SportsCatch
EN

Kubica reveals Ferrari F1 heartbreak still 'bleeding' before Le Mans victory brought closure

Robert Kubica has opened up on the lasting pain of losing a signed Ferrari F1 contract after his 2011 rally crash, explaining that winning Le Mans with AF Corse's Ferrari 499P in 2025 finally helped heal that wound.

2 min read
Kubica reveals Ferrari F1 heartbreak still 'bleeding' before Le Mans victory brought closure
Share

Robert Kubica has described missing out on a Ferrari Formula 1 seat as a wound that was “still bleeding” years after his career-altering rally crash, revealing the emotional weight that drove his decision to race — and ultimately win — Le Mans with AF Corse’s Ferrari 499P.

Kubica was injured on 6 February 2011 during the Ronde di Andora rally, suffering permanent damage to his right arm and leg.
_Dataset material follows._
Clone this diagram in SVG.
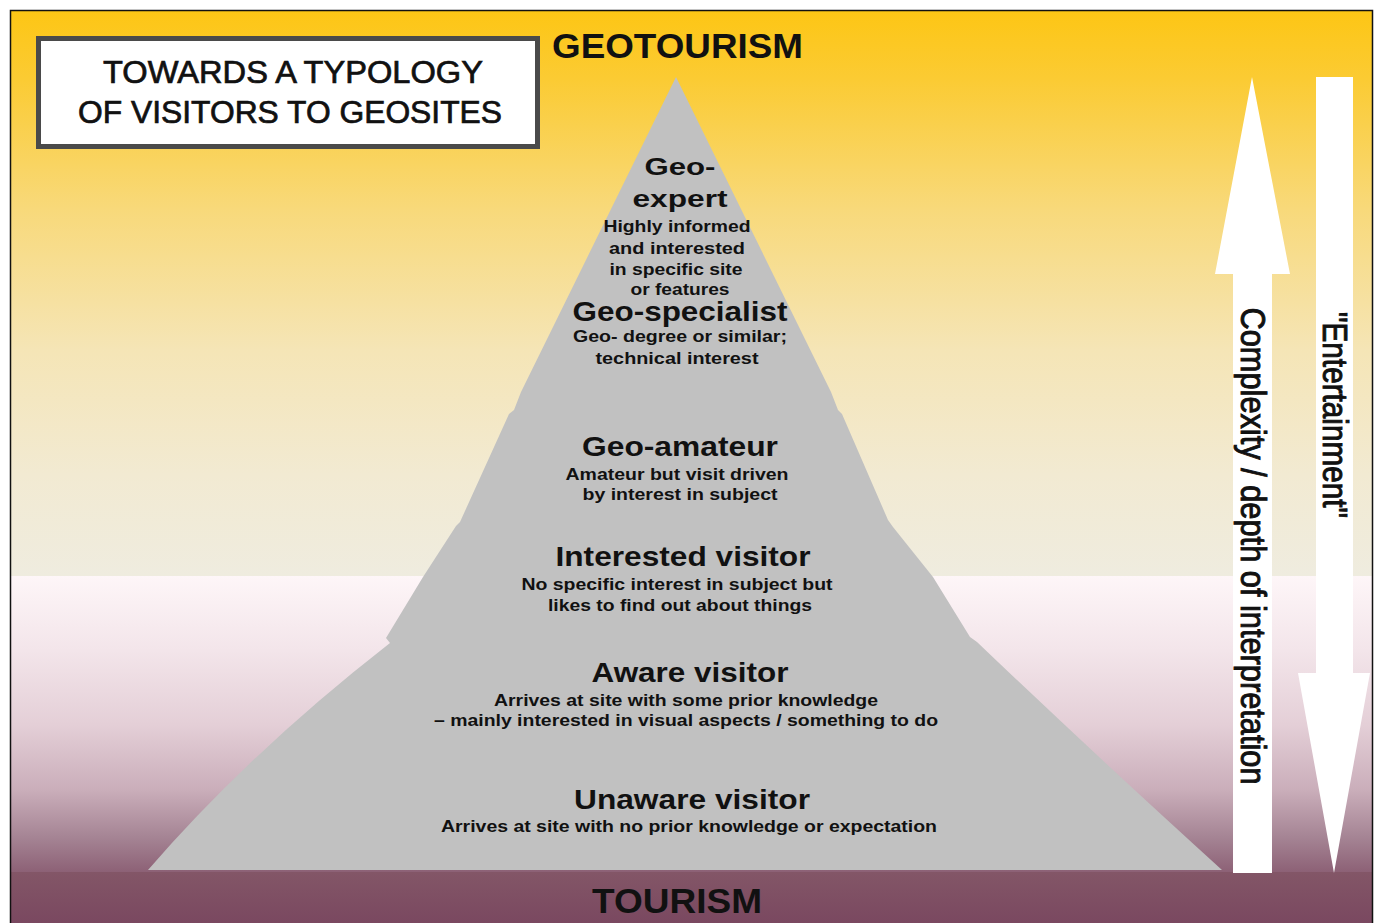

What was not publicly known at the time was that he had already signed a contract to race for Ferrari in the 2012 F1 season. The accident voided that deal, kept him away from racing for eighteen months, and ultimately cost him six years before he returned to an F1 car.

He did make it back to the grid, racing in F1 in 2019 and briefly in 2021, before transitioning to endurance racing. In 2025, Kubica won the Le Mans 24 Hours sharing the AF Corse Ferrari 499P with Phil Hanson and Ye Yifei — a result that carried far more personal significance than a straightforward sportscar victory.

Answering questions from Autosport readers ahead of the 2026 Le Mans, Kubica was asked what winning in a Ferrari meant given his unfinished business with the Scuderia. He was careful to draw a distinction: “We have to clarify because in the end I’m not a Ferrari driver, I’m racing behind the Ferrari 499P wheel, but I’m an AF Corse driver.”

But he did not shy away from the emotional truth behind his career path. “When you are in Formula 1, I think as an established driver there are two things which I had always as a goal — hopefully one day becoming world champion or an opportunity to fight for it, and second one was to become a Ferrari F1 driver,” he said. “So I didn’t achieve either of them. I was on the way to become a Ferrari F1 driver; unfortunately because of the accident it didn’t happen.”

Kubica explained that by the end of 2023, when he committed to AF Corse, one of the key factors was confronting that specific regret. “One of the things which was always destabilising myself, or kind of a bit bleeding still, was that one of the biggest regrets probably was that I never managed to sit behind the Ferrari wheel in an F1 car,” he said. “One of the reasons why I said ‘Yes’ to AF Corse was that probably in the future, if I would not go, I will regret that I hadn’t.”

The Le Mans win does not rewrite what was lost in 2011, and Kubica acknowledged it is impossible to compare a privateer Hypercar programme with a works F1 drive. But for a driver whose career was reshaped by a single afternoon on a rally stage, the victory represented something more than a result on a timing sheet.